Multiphase oscillators are often required in frequency synthesizers. The design of low phase-noise low jitter oscillators is crucial especially when a large number of phases is required. Multiphase clock generation have two important requirements: a precise oscillation frequency setting and a fine temporal resolution. High frequencies with high phase resolutions are often required in multiphase clocks. Ring architectures composed of chained elements are inherently multi-phase and can easily provide multiple clocks within a small die size. Inverter Ring Oscillators (IROs) are often used to generate multi-phase clocks due to their simple structure, low cost and good integration in the design flows.

There are two main problems that we face with IROs for implementing multiphase clocks. Firstly, their timing resolution is limited by the propagation delay of one ring stage. Secondly, in these structures, there is a frequency drop with respect to the number of stages. Since the number of available phases is equal to the number of stages, the only way to obtain more output phases is to add more stages, which decreases the maximum frequency without improving the time resolution. Consequently, inverter-ring oscillators cannot be used in the applications requiring high resolution or high-speed multiphase clocks. There are many architectural techniques which have been proposed to increase the maximum frequency of ring oscillators with multiphase outputs. Some of these techniques include the use of sub-feedback loops, multiple-feedback loops [1], skewed delay schemes [2] and output-interpolation methods [3]. However, these techniques require careful calibration to achieve high precision, their resolution is limited and the added materiel may increases the phase noise.

Today many studies are oriented toward Self-Timed Ring (STR) oscillators which are considered as promising solution for generating clocks.
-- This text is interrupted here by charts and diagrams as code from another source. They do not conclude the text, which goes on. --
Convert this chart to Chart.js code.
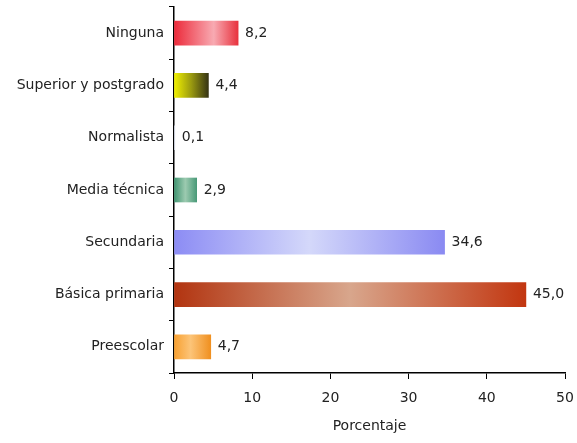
<!DOCTYPE html>
<html>
<head>
<meta charset="utf-8">
<script src="https://cdn.jsdelivr.net/npm/chart.js@4/dist/chart.umd.min.js"></script>
<style>
  html, body { margin: 0; padding: 0; background: #fff; }
  #wrap { width: 577px; height: 443px; }
</style>
</head>
<body>
<div id="wrap"><canvas id="chart"></canvas></div>
<script>
// Niveles educativos (de arriba hacia abajo)
const categories = ['Ninguna', 'Superior y postgrado', 'Normalista', 'Media técnica', 'Secundaria', 'Básica primaria', 'Preescolar'];
const values = [8.2, 4.4, 0.1, 2.9, 34.6, 45.0, 4.7];
const xTicks = [0, 10, 20, 30, 40, 50];

// gradient stops per bar, left to right
const barGradients = [
    ['#ec2a3a', '#f8aab2', '#e8323e'],
    ['#f2f200', '#9a9a10', '#363414'],
    ['#d8dce8', '#e8eaf2', '#d8dce8'],
    ['#3f9470', '#9ccab0', '#4a9a78'],
    ['#8c8cf4', '#d4d8fa', '#8a8af2'],
    ['#b23410', '#d8a68c', '#c23610'],
    ['#f8a030', '#fcc478', '#f09020']
];
const midStop = [0.62, 0.5, 0.5, 0.5, 0.5, 0.5, 0.45];

const FONT = 'Tahoma, "DejaVu Sans", sans-serif';

function barFill(context) {
    const chart = context.chart;
    const x = chart.scales.x;
    const grads = barGradients[context.dataIndex];
    if (!chart.chartArea || !x) return grads[0];
    const x0 = x.getPixelForValue(0);
    const x1 = x.getPixelForValue(values[context.dataIndex]);
    if (x1 - x0 < 1) return grads[0];
    const g = chart.ctx.createLinearGradient(x0, 0, x1, 0);
    g.addColorStop(0, grads[0]);
    g.addColorStop(midStop[context.dataIndex], grads[1]);
    g.addColorStop(1, grads[2]);
    return g;
}

// draws "8,2" style labels at the end of each bar
const valueLabels = {
    id: 'valueLabels',
    afterDatasetsDraw(chart) {
        const ctx = chart.ctx;
        const meta = chart.getDatasetMeta(0);
        ctx.save();
        ctx.font = '14px ' + FONT;
        ctx.fillStyle = '#222';
        ctx.textBaseline = 'middle';
        ctx.textAlign = 'left';
        meta.data.forEach((bar, i) => {
            ctx.fillText(values[i].toFixed(1).replace('.', ','), bar.x + 7, bar.y);
        });
        ctx.restore();
    }
};

new Chart(document.getElementById('chart'), {
    type: 'bar',
    data: {
        labels: categories,
        datasets: [{
            data: values,
            backgroundColor: barFill,
            borderWidth: 0,
            barThickness: 24
        }]
    },
    options: {
        indexAxis: 'y',
        responsive: true,
        maintainAspectRatio: false,
        animation: false,
        layout: { padding: { top: 7, right: 12, left: 0, bottom: 4 } },
        scales: {
            x: {
                min: 0,
                max: 50,
                afterBuildTicks: axis => { axis.ticks = xTicks.map(v => ({ value: v })); },
                grid: { drawOnChartArea: false, drawTicks: true, tickLength: 6, color: '#000', tickWidth: 1 },
                border: { color: '#000', width: 1.5 },
                ticks: { color: '#222', font: { family: FONT, size: 14 }, padding: 11 },
                title: { display: true, text: 'Porcentaje', color: '#222', font: { family: FONT, size: 14 }, padding: { top: 4 } },
                afterFit: axis => {
                    axis.height = 66;
                    axis.paddingLeft = 0;
                    axis.paddingRight = 0;
                }
            },
            y: {
                grid: { offset: true, drawOnChartArea: false, drawTicks: true, tickLength: 5, color: '#000' },
                border: { color: '#000', width: 1.5 },
                ticks: { color: '#222', font: { family: FONT, size: 14 }, padding: 5 },
                afterFit: axis => {
                    axis.width = 174;
                    axis.paddingTop = 0;
                    axis.paddingBottom = 0;
                }
            }
        },
        plugins: {
            legend: { display: false },
            tooltip: { enabled: false }
        }
    },
    plugins: [valueLabels]
});
</script>
</body>
</html>
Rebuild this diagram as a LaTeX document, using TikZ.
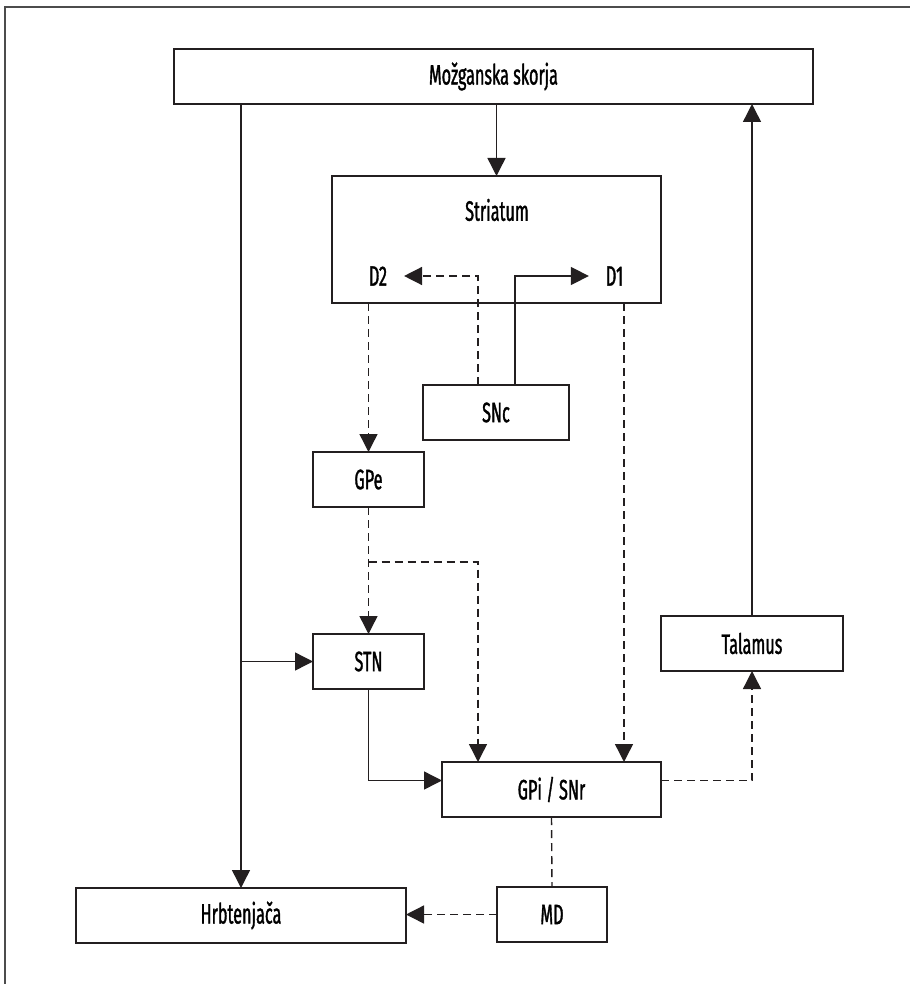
\documentclass[tikz,border=0pt]{standalone}
\usepackage{fontspec}
\setmainfont{Fira Sans}[FakeStretch=0.58, FakeBold=1.2]
\usetikzlibrary{arrows.meta}
\definecolor{ink}{RGB}{35,31,32}
\begin{document}
\begin{tikzpicture}[x=1pt, y=-1pt,
        box/.style={rectangle, draw=ink, line width=1.3pt, inner sep=0pt, outer sep=0pt, minimum height=55pt, font=\fontsize{28}{32}\selectfont},
        rec/.style={inner xsep=17pt, inner ysep=0pt, outer sep=0pt, font=\fontsize{28}{32}\selectfont},
        line/.style={draw=ink, line width=1.4pt, -{Triangle[length=18pt, width=18pt]}},
        dline/.style={draw=ink, line width=1.4pt, dash pattern=on 8pt off 5pt},
        darr/.style={dline, -{Triangle[length=18pt, width=18pt]}}
    ]
        \useasboundingbox (0,0) rectangle (910,984);
        \draw[line width=1.8pt, gray!60!black] (5,984) -- (5,7) -- (910,7);

        \node[box, minimum width=639pt] (skorja) at (493.5, 76.5) {Možganska skorja};
        \node[box, minimum width=329pt, minimum height=127pt] (striatum) at (496.5, 239.5) {};
        \node[font=\fontsize{28}{32}\selectfont] (striatumlbl) at (497, 210) {Striatum};
        \node[rec] (d2) at (378, 276) {D2};
        \node[rec] (d1) at (614.5, 276) {D1};
        \node[box, minimum width=146pt] (snc) at (496, 412.5) {SNc};
        \node[box, minimum width=111pt] (gpe) at (368.5, 479.5) {GPe};
        \node[box, minimum width=111pt] (stn) at (368.5, 661.5) {STN};
        \node[box, minimum width=182pt] (talamus) at (752, 643.5) {Talamus};
        \node[box, minimum width=219pt] (gpi) at (551.5, 789.5) {GPi / SNr};
        \node[box, minimum width=110pt] (md) at (552, 914.5) {MD};
        \node[box, minimum width=330pt] (hrbt) at (241, 915.5) {Hrbtenjača};

        % vhodi v GPi / SNr
        \coordinate (gpesplit) at (368.5, 562);
        \coordinate (gpiL) at (478, 762);
        \coordinate (gpiR) at (624, 762);

        \draw[line] (striatum.north |- skorja.south) -- (striatum.north);
        \draw[line] (talamus.north) -- (talamus.north |- skorja.south);
        \draw[line] (hrbt.north |- skorja.south) -- (hrbt.north);
        \draw[line] (hrbt.north |- stn.west) -- (stn.west);

        % SNc -> D1, D2
        \draw[darr] ([xshift=-18pt]snc.north) |- (d2.east);
        \draw[line] ([xshift=19pt]snc.north) |- (d1.west);

        \draw[darr] (gpe.north |- striatum.south) -- (gpe.north);
        \draw[darr] (gpiR |- striatum.south) -- (gpiR);
        \draw[darr] (gpe.south) -- (stn.north);
        \draw[darr] (gpesplit) -| (gpiL);
        \draw[line] (stn.south) |- ([yshift=9pt]gpi.west);
        \draw[darr] ([yshift=9pt]gpi.east) -| (talamus.south);
        \draw[dline] (gpi.south) -- (md.north);
        \draw[darr] (md.west) -- (md.west -| hrbt.east);
    \end{tikzpicture}
\end{document}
They have well-suited characteristics for managing process variability [4] and offer an appropriate structure to limit the phase noise [5], [6]. On the other hand, S. Fairbanks introduced in [7] the idea of the use of STRs to generate high-resolution timing signals. Moreover, they can easily be configured to change their frequency by simply controlling their initialization at reset time. A Fully programmable/stoppable oscillator based on self-timed rings is also presented in [8].

This paper describes the method to design and define STR configurations in order to build programmable, multi-phase oscillators with regards to phase-noise and timing resolution specifications. This design method allows two main features: an important phase noise reduction at the cost of higher power consumption, and a timing resolution that can be set as fine as needed.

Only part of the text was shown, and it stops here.